Find each line with the string "this" and copy it.

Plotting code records
■ ■ ■ ■
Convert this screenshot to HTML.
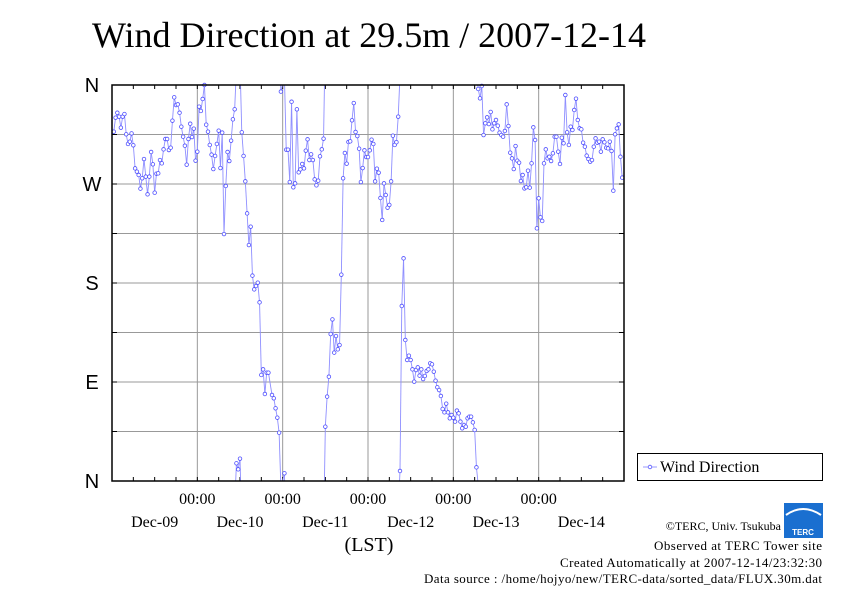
<!DOCTYPE html>
<html><head><meta charset="utf-8"><style>
body{margin:0;background:#fff;width:842px;height:595px;overflow:hidden;font-family:"Liberation Serif",serif}
svg{display:block}
</style></head><body>
<svg id="chart" width="842" height="595" xmlns="http://www.w3.org/2000/svg">
<text x="92" y="47" font-size="36" textLength="554" font-family="Liberation Serif, serif">Wind Direction at 29.5m / 2007-12-14</text>
<g id="grid"></g>
<g id="axes"></g>
<defs><clipPath id="pc"><rect x="112" y="85" width="512" height="396"/></clipPath></defs>
<g id="series" clip-path="url(#pc)"></g>
<g id="markers"></g>
<rect x="112" y="85" width="512" height="396" fill="none" stroke="#000" stroke-width="1.5"/>
<g>
<rect x="637.5" y="453.5" width="185" height="27" fill="#fff" stroke="#000"/>
<line x1="643" y1="467" x2="657" y2="467" stroke="#99f"/>
<circle cx="650" cy="467" r="1.8" fill="#fff" stroke="#55f" stroke-width="0.8"/>
<text x="660" y="472" font-size="16">Wind Direction</text>
</g>
<text x="369" y="551" font-size="20" text-anchor="middle">(LST)</text>
<g>
<rect x="784" y="503" width="39" height="35" fill="#1a6fd0"/>
<path d="M786 515 Q803 503 821 515" stroke="#fff" stroke-width="2" fill="none"/>
<text x="803" y="535" font-size="8" fill="#fff" text-anchor="middle" font-family="Liberation Sans, sans-serif" font-weight="bold">TERC</text>
</g>
<g text-anchor="end">
<text x="781" y="530" font-size="12">©TERC, Univ. Tsukuba</text>
<text x="822" y="550" font-size="13" textLength="168">Observed at TERC Tower site</text>
<text x="822" y="567" font-size="13" textLength="262">Created Automatically at 2007-12-14/23:32:30</text>
<text x="822" y="583" font-size="13" textLength="398">Data source : /home/hojyo/new/TERC-data/sorted_data/FLUX.30m.dat</text>
</g>
</svg>
<script>
const slots=[1,2,3,4,5,6,7,8,9,10,11,12,13,14,15,16,17,18,19,20,21,22,23,24,25,26,27,28,29,30,31,32,33,34,35,36,37,38,39,40,41,42,43,44,45,46,47,48,49,50,51,52,53,54,55,56,57,58,59,60,61,62,63,64,65,66,67,68,69,70,71,72,73,74,75,76,77,78,79,80,81,82,83,84,85,86,87,88,90,91,92,93,94,95,97,98,99,100,101,102,103,104,105,106,107,108,109,110,111,112,113,114,115,116,117,118,119,120,121,122,123,124,125,126,127,128,129,130,131,132,133,134,135,136,137,138,139,140,141,142,143,144,145,146,147,148,149,150,151,152,153,154,155,156,157,158,159,160,161,162,163,164,165,166,167,168,169,170,171,172,173,174,175,176,177,178,179,180,181,182,183,184,185,186,187,188,189,190,191,192,193,194,195,196,197,198,199,200,201,202,203,204,205,206,207,208,209,210,211,212,213,214,215,216,217,218,219,220,221,222,223,224,225,226,227,228,229,230,231,232,233,234,235,236,237,238,239,240,241,242,243,244,245,246,247,248,249,250,251,252,253,254,255,256,257,258,259,260,261,262,263,264,265,266,267,268,269,270,271,272,273,274,275,276,277,278,279,280,281,282,283,284,285,286,287];
const hours=slots.map(s=>s/2);
const direction=[317.6,330.3,334.8,331.2,321.2,331.2,333.6,315.2,306.4,308.5,316,305.2,284.2,281.2,278.2,265.8,275.2,292.7,276.7,260.6,276.7,299.1,287.9,262.1,279.4,279.7,291.8,288.8,301.5,310.9,310.9,300.9,303,327.6,348.8,341.8,342.4,334.8,322.1,313,304.8,287.6,310.9,324.8,312.7,320.3,291.2,299.4,340.3,336.4,347.3,360,323.9,317.6,305.5,296.7,283.6,295.5,306.4,318.5,284.5,316.7,224.5,268.2,299.1,290.9,309.4,328.8,337.9,16.1,10.6,20.3,317,295.5,272.4,243.3,214.5,231.2,186.7,174.2,177.3,180.3,162.4,96.4,101.5,79.1,98.5,98.5,78.2,75.2,66.1,57.6,43.9,354,7,301.2,301.2,271.8,344.8,267,270.6,337.9,280.6,283.3,288.2,284.2,300.3,310.6,291.8,297,291.8,274.2,268.8,273,295.2,301.5,311.2,49.4,76.7,94.8,133.6,146.9,116.7,131.8,119.7,123.6,187.6,275.2,298.2,288.5,308.2,308.8,327.9,343.6,317.3,313.6,302.1,271.8,284.5,300.6,294.5,294.5,300.6,310.3,306.4,272.4,283.9,280.3,257.3,237.3,270.6,260,248.5,251,272.4,313.9,305.5,308,331.2,9.1,159.1,202.4,128.2,110,113.9,110,101.5,90.3,100.9,103.3,95.8,101.5,92.7,95.5,100,101.5,107,106.1,99.4,91.2,85.2,82.7,77.3,65.5,62.4,70.3,62.4,57,60,57.6,54,64,61.5,54,47.9,50.9,49.4,57,58.5,58.5,53.3,46.4,12.4,356.4,347.9,359.1,314.5,325.2,330.6,324.5,335.5,319.7,325.2,328.2,323,316.7,314.5,313,318.2,342.4,322.7,298.5,293.3,283.6,304.5,291.2,289.4,272.7,278.2,266,267,282.1,266.7,288.8,321.5,310,229.7,257,239.7,236.4,288.8,301.5,293.3,294.8,290.9,297.9,313,313,299.4,288.2,312.1,307,350.9,317,305.5,322.1,319.1,337.3,347.6,328.2,320.6,319.7,307.6,303.9,295.8,292.7,290.3,291.8,303.9,311.5,307.6,308.5,299.4,310.6,307.9,303,302.4,308.5,300,263.9,315.2,320.6,324.2,294.8,275.8];
const yTickLabels=["N","E","S","W","N"];
const yTickValues=[0,90,180,270,360];
const xTimeLabels=["00:00","00:00","00:00","00:00","00:00"];
const xTimeValues=[24,48,72,96,120];
const xDayLabels=["Dec-09","Dec-10","Dec-11","Dec-12","Dec-13","Dec-14"];

const X0=112,X1=624,Y0=85,Y1=481,TMAX=144;
const xs=h=>X0+(X1-X0)*h/TMAX;
const ys=d=>Y1-(Y1-Y0)*d/360;
const NS="http://www.w3.org/2000/svg";
function mk(tag,at,parent){const e=document.createElementNS(NS,tag);for(const k in at)e.setAttribute(k,at[k]);parent.appendChild(e);return e;}
const grid=document.getElementById('grid'),axes=document.getElementById('axes'),series=document.getElementById('series'),markers=document.getElementById('markers');
for(let d=45;d<360;d+=45){const l=mk('line',{x1:X0,x2:X1,y1:ys(d),y2:ys(d),stroke:'#999','stroke-width':1},grid);

}
xTimeValues.forEach(h=>{const l=mk('line',{x1:xs(h),x2:xs(h),y1:Y0,y2:Y1,stroke:'#999','stroke-width':1},grid);

});
for(let h=6;h<TMAX;h+=6){[[Y0,Y0+4],[Y1-4,Y1]].forEach(p=>{const t=mk('line',{x1:xs(h),x2:xs(h),y1:p[0],y2:p[1],stroke:'#000'},axes);

});}
for(let d=45;d<360;d+=45){[[X0,X0+5],[X1-5,X1]].forEach(p=>{const t=mk('line',{x1:p[0],x2:p[1],y1:ys(d),y2:ys(d),stroke:'#000'},axes);

});}
yTickValues.forEach((v,i)=>{const t=mk('text',{x:92,y:ys(v)+7,'font-size':20,'text-anchor':'middle','font-family':'Liberation Sans, sans-serif'},axes);t.textContent=yTickLabels[i];

});
xTimeValues.forEach((v,i)=>{const t=mk('text',{x:xs(v),y:504,'font-size':16,'text-anchor':'middle'},axes);t.textContent=xTimeLabels[i];

});
xDayLabels.forEach((s,i)=>{const t=mk('text',{x:xs(i*24+12),y:527,'font-size':16,'text-anchor':'middle'},axes);t.textContent=s;

});
function seg(h1,d1,h2,d2){const l=mk('line',{x1:xs(h1),y1:ys(d1),x2:xs(h2),y2:ys(d2),stroke:'#8f8fff','stroke-width':0.9},series);

}
for(let i=1;i<direction.length;i++){const a=direction[i-1],b=direction[i],ha=hours[i-1],hb=hours[i];
 if(b-a>180){seg(ha,a,hb,b-360);seg(ha,a+360,hb,b);}
 else if(a-b>180){seg(ha,a,hb,b+360);seg(ha,a-360,hb,b);}
 else seg(ha,a,hb,b);}
direction.forEach((d,i)=>{const c=mk('circle',{cx:xs(hours[i]),cy:ys(d),r:1.8,fill:'#fff',stroke:'#4f4fff','stroke-width':0.8},markers);

});
</script>
</body></html>
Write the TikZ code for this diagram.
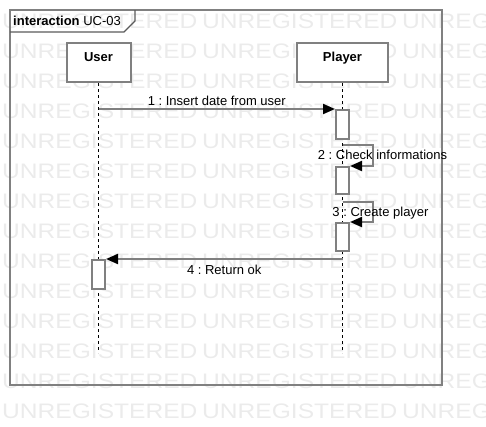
■ ■ ■ ■
TASK RESULT =>
Convert this screenshot to HTML.
Write the TikZ code for this diagram.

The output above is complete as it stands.